§ **Exercise instructions**: Retype the listing below line for line, but only from the line with "Write a Python" down to the line with "pa_p95 = [0.546, 0.501, 0.465, 0.443, 0.430, 0.520]", inclusive. Pictures stay out.

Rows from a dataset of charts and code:
[start]
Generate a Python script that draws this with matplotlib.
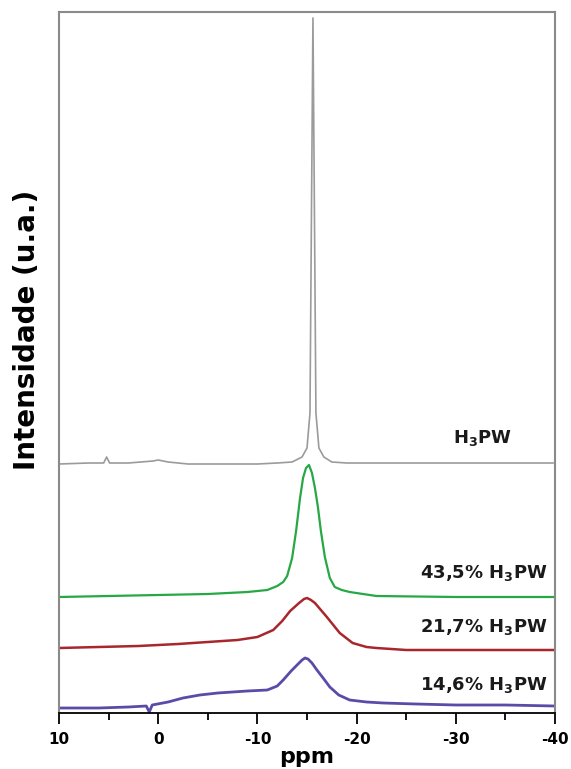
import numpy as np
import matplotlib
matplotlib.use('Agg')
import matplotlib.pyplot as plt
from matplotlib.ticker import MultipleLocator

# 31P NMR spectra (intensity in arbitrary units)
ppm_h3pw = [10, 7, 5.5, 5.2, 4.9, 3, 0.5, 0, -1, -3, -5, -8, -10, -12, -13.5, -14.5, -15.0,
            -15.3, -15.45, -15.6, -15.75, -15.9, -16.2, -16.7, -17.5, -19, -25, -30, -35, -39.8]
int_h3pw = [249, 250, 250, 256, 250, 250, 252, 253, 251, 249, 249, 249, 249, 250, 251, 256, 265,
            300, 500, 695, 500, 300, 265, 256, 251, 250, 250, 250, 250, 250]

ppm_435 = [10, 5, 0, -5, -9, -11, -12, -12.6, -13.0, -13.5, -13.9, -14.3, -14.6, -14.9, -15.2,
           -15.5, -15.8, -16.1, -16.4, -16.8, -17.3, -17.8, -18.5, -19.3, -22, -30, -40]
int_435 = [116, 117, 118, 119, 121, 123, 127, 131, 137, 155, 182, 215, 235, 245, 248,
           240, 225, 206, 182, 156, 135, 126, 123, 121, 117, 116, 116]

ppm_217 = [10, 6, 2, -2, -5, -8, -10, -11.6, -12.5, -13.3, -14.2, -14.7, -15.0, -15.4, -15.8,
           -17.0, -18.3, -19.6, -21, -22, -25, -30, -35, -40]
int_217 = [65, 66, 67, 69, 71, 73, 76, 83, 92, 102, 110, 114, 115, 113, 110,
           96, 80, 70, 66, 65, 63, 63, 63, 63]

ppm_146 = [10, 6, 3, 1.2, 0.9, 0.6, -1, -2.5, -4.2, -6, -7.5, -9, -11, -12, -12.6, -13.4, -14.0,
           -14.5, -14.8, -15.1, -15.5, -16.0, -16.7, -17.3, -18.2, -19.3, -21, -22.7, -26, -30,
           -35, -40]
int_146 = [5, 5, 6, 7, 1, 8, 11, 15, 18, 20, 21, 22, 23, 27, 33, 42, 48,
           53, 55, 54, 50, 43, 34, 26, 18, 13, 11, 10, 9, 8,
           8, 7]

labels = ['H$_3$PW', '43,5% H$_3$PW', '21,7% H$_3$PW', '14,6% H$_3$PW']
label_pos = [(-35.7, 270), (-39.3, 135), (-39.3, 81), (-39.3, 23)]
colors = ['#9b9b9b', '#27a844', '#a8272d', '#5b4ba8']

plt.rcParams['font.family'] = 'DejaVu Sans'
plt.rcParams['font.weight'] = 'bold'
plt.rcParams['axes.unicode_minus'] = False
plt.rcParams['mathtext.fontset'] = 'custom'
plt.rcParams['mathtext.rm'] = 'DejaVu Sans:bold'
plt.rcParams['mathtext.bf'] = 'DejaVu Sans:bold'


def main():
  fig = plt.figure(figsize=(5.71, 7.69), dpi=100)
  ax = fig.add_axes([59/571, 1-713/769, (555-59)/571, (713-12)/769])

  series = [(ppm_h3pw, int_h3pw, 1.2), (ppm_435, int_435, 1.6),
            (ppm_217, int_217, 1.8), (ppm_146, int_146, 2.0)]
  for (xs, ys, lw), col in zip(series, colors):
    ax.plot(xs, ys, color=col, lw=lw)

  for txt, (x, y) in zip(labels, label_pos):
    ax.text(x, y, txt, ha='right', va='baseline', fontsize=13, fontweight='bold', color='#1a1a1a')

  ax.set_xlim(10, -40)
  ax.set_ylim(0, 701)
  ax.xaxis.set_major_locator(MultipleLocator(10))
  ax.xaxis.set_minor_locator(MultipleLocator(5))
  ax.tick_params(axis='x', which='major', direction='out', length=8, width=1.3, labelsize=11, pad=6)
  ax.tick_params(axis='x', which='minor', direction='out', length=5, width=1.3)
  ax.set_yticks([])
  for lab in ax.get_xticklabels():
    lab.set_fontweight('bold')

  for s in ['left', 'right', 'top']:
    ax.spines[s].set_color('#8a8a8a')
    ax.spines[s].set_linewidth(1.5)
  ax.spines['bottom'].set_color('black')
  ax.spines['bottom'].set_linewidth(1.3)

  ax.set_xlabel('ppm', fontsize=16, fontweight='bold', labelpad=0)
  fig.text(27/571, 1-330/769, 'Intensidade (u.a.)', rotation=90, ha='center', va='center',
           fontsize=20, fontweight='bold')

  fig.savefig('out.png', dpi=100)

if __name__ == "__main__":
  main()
[end]
[start]
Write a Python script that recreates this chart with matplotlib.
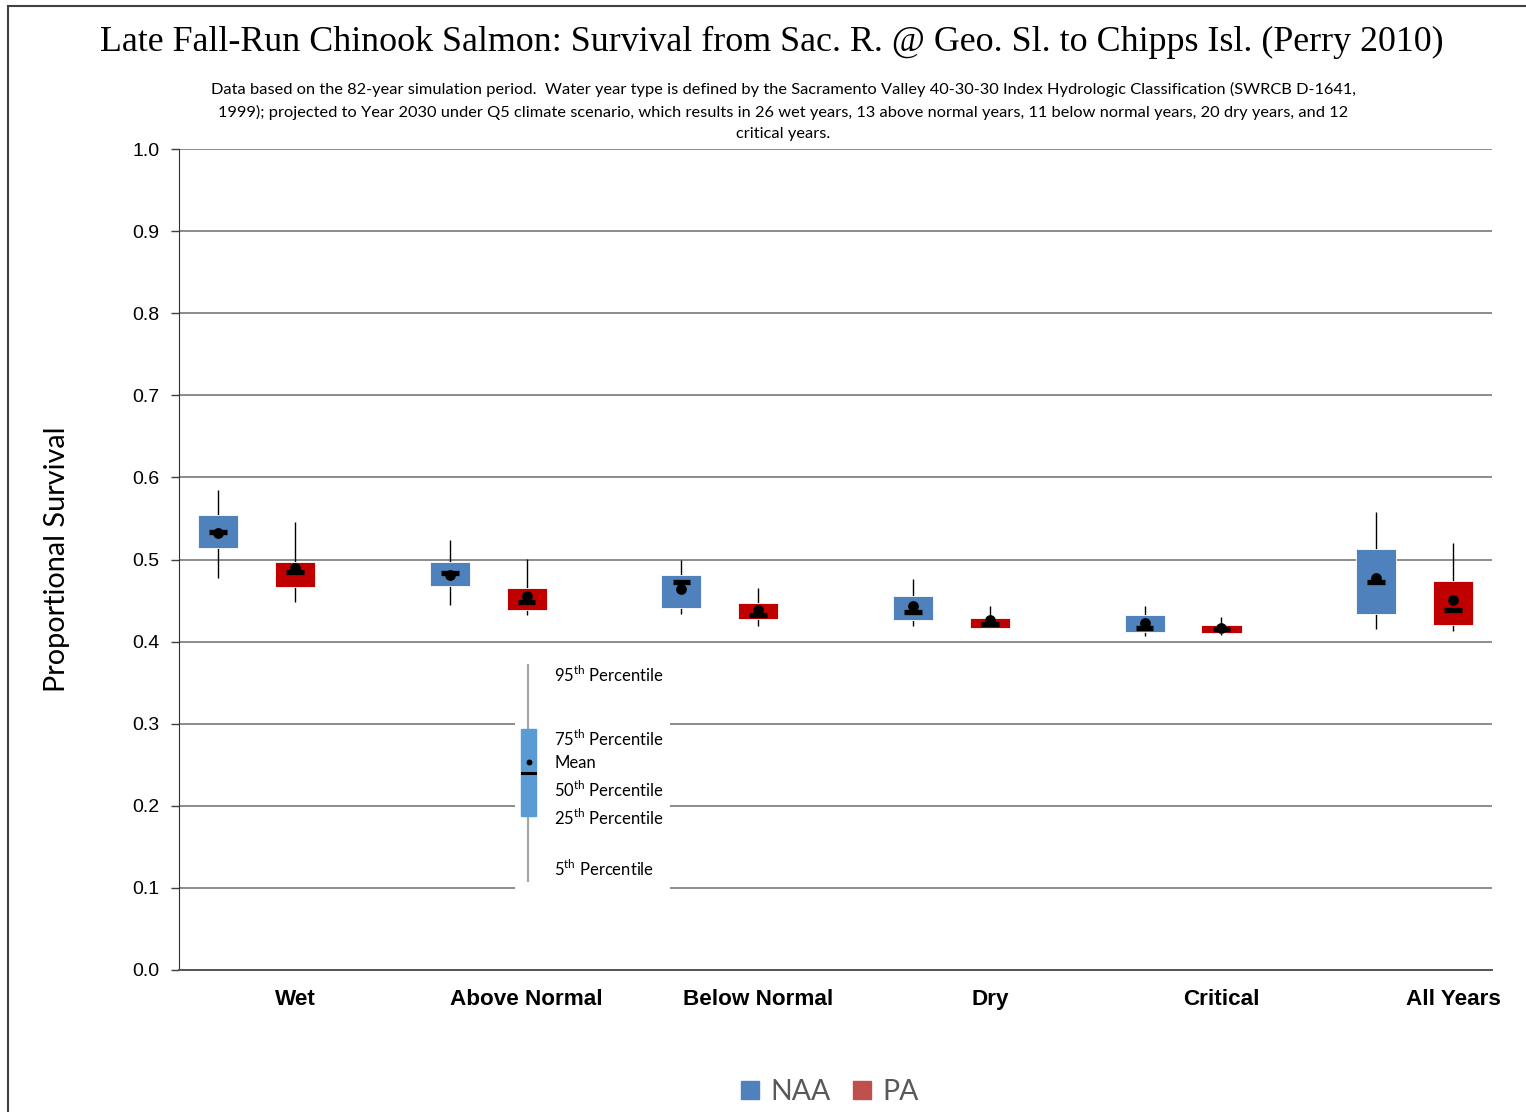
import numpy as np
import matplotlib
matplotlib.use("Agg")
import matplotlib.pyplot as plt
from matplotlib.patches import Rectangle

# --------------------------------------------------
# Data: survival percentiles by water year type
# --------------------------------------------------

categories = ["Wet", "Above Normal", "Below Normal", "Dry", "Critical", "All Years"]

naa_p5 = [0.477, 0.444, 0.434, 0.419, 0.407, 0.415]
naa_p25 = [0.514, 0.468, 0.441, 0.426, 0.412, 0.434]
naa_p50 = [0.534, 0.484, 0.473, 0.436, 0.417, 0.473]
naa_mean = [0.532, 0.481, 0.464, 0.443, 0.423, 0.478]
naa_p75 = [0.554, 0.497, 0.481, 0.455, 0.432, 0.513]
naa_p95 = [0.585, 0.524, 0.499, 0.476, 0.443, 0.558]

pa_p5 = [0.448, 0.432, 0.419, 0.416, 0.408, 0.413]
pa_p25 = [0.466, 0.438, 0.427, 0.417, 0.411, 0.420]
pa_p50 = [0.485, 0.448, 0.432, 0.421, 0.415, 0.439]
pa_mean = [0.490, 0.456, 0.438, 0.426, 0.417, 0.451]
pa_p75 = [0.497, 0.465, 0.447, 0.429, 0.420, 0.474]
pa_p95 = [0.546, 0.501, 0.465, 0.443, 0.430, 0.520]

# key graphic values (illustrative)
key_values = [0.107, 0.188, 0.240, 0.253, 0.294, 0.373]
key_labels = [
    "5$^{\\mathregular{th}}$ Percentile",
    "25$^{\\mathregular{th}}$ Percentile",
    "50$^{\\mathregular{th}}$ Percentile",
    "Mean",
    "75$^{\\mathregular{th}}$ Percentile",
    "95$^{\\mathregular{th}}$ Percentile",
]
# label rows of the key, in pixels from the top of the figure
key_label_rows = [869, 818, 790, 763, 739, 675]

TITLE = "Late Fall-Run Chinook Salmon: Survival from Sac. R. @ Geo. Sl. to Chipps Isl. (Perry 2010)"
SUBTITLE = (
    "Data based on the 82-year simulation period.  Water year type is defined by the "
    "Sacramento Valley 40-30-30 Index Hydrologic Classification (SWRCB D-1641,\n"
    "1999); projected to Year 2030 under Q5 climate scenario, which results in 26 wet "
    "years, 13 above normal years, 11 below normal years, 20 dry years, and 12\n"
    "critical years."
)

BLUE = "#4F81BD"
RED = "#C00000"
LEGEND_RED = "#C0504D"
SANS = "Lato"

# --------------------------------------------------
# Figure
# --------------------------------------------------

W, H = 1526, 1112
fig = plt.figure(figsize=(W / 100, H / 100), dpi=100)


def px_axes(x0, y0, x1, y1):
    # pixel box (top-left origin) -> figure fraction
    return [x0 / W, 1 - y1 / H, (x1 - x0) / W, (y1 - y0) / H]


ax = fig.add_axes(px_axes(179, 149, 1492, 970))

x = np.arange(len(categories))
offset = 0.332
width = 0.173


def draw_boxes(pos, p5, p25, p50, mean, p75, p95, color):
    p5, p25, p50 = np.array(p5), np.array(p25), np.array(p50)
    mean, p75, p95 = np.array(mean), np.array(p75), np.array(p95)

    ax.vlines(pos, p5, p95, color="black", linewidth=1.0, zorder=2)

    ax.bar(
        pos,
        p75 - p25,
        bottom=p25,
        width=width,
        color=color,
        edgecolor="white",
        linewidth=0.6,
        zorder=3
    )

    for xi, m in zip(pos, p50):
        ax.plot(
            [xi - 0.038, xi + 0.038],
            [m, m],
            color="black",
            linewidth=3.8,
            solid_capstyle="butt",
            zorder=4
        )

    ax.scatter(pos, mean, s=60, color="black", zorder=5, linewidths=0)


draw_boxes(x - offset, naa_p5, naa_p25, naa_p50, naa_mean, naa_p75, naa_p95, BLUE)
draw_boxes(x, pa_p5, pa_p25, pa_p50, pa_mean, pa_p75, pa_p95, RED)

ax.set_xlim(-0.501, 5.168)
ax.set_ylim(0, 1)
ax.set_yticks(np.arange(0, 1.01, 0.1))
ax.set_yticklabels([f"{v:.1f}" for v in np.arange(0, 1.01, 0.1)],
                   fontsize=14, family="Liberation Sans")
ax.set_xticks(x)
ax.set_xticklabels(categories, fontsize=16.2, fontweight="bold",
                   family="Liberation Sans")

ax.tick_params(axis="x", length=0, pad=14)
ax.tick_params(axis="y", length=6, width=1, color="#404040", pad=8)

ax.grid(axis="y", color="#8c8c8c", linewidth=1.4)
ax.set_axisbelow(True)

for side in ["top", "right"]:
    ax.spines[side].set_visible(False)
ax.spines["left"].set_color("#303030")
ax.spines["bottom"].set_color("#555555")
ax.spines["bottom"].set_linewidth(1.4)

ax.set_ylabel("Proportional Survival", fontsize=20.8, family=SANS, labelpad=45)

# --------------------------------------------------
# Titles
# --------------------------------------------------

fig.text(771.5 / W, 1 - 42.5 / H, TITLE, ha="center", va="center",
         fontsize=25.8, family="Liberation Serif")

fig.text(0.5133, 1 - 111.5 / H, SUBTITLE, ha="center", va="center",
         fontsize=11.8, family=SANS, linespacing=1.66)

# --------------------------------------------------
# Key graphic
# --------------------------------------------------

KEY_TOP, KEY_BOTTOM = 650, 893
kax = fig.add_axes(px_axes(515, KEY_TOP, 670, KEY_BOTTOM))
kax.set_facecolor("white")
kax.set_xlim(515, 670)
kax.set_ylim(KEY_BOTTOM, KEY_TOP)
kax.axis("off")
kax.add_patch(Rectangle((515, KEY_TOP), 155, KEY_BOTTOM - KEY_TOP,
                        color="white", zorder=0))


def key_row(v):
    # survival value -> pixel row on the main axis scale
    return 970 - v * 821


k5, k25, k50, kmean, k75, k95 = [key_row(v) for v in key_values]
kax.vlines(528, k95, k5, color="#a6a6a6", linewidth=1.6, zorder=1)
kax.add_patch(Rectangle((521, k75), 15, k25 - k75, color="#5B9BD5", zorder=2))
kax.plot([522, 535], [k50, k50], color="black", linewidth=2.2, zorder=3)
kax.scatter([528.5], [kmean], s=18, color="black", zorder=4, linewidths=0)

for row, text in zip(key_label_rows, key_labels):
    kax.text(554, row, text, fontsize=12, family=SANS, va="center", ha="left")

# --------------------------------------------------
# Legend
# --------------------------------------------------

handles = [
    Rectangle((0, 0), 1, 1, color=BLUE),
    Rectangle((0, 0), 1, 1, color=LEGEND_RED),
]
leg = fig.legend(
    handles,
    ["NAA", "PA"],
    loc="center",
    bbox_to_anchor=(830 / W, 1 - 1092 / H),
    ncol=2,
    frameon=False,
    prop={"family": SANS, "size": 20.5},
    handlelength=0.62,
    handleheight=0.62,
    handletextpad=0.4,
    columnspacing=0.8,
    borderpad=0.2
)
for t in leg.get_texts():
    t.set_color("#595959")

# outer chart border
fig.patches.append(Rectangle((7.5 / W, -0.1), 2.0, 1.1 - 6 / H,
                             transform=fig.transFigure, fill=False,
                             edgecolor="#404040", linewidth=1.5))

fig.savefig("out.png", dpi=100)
[end]
§ **Response to this task**:
Write a Python script that recreates this chart with matplotlib.
import numpy as np
import matplotlib
matplotlib.use("Agg")
import matplotlib.pyplot as plt
from matplotlib.patches import Rectangle

# --------------------------------------------------
# Data: survival percentiles by water year type
# --------------------------------------------------

categories = ["Wet", "Above Normal", "Below Normal", "Dry", "Critical", "All Years"]

naa_p5 = [0.477, 0.444, 0.434, 0.419, 0.407, 0.415]
naa_p25 = [0.514, 0.468, 0.441, 0.426, 0.412, 0.434]
naa_p50 = [0.534, 0.484, 0.473, 0.436, 0.417, 0.473]
naa_mean = [0.532, 0.481, 0.464, 0.443, 0.423, 0.478]
naa_p75 = [0.554, 0.497, 0.481, 0.455, 0.432, 0.513]
naa_p95 = [0.585, 0.524, 0.499, 0.476, 0.443, 0.558]

pa_p5 = [0.448, 0.432, 0.419, 0.416, 0.408, 0.413]
pa_p25 = [0.466, 0.438, 0.427, 0.417, 0.411, 0.420]
pa_p50 = [0.485, 0.448, 0.432, 0.421, 0.415, 0.439]
pa_mean = [0.490, 0.456, 0.438, 0.426, 0.417, 0.451]
pa_p75 = [0.497, 0.465, 0.447, 0.429, 0.420, 0.474]
pa_p95 = [0.546, 0.501, 0.465, 0.443, 0.430, 0.520]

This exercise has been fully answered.